2009-07-10
「新しい郊外」の家
昨年末、僕が房総の海辺に建てていた「房総の馬場家」(すなわち自宅)が竣工した。このプロセスは、僕の環境や身体に対する、ここ数年の意識の変化そのものだ。なぜ房総に土地を買い、住み始めようと思ったのか?
それまで、僕は賃貸派。一生、賃貸マンション暮らしでいいと思っているタイプだった。都心にフットワークよく住む、それが合理的だと信じて疑わなかった。しかし最近、都会の喧噪に20年間も曝され続け、体内に少しづつ悪いモノが蓄積されている感覚を感じ始めていた。

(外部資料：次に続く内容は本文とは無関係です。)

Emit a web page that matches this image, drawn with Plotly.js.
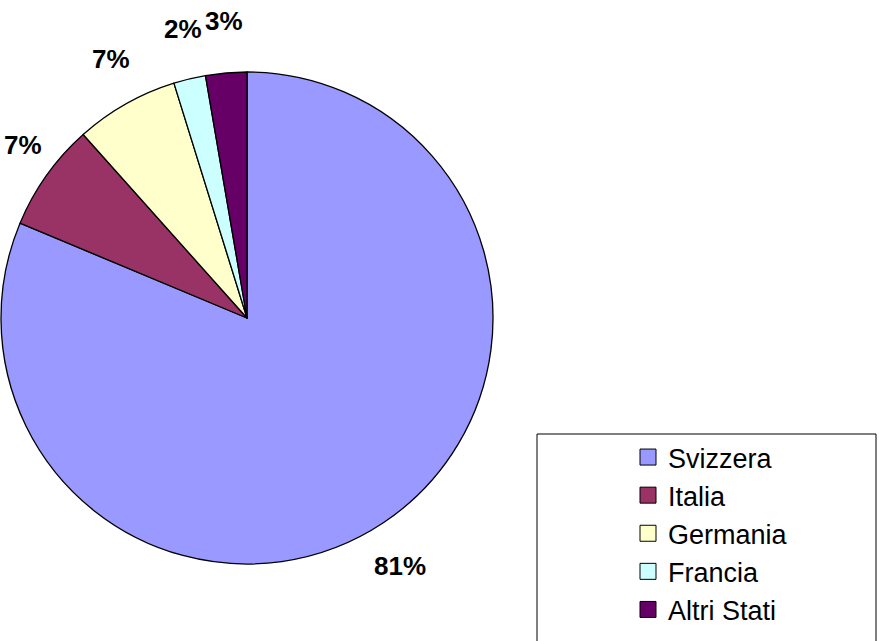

このまま都心生活だけでいいのか? それって本当に豊かなのか? そういった危機感に近い疑問を抱き始めたのが2年前。40歳の足音が聞こえるようになったある日、東京から1時間半、外房の海辺に魅力的な場所を見つけてしまった。土地の値段は同じ時間距離の湘南の1/10~1/20程度。300m歩けばサーフィンのできるビーチが、ドーンと広がっている。
とはいえ、仕事の中心は東京。毎日通わなければいけないし、まだバリバリ働きたい。そこで気がついたのが、「新しい郊外」という概念だった。
それは仕方なく住むベッドタウンとしての郊外ではなく、積極的に目的意識をも持って住む郊外。僕の場合の目的は、海とサーフィン(引っ越しを機に始めてた)、そして自分や家族と向き合う時間。
馬場家(夫婦と子ども二人)は、房総に自宅(この家)、都心に小さなマンション(こっちが別荘)を借りて、ダブルハウス生活をしている。仕事場まで一時間半なので十分通勤圏。でも忙しいときは都心の部屋に帰る。ローンと家賃を合わせても、都心部の80~100平米のマンションを借りるのと同じくらいだ。
1月14日に、この家ができるまでのプロセスを書いた本が出版された。ちょっとした気づきから家を買ってつくるまで、それに至った家族の経緯、そして僕の考える都市論を書いてみた。特徴的なのは、土地を買ったり、家を建てたりすることに対する、謎や微妙な部分を、あえて全部書いている部分だろう。小さな設計事務所の経営者が果たしてローンが借りれるのか? それはいくら? そのためにはどうやったらいいか。土地はどうやって探し、買うのか?
また、家を建設する場合は何がポイントなのか? どうすればコストを抑えられるか。見積もりまですべて公開している。今まで、建築家も不動会社も銀行も、曖昧にしていた部分を、全部、ガラス張りにしてしまった。勢い余って、家のデザインまでガラス張りにしてしてますが・・・。
とにもかくにも、僕はここで生活を始めた。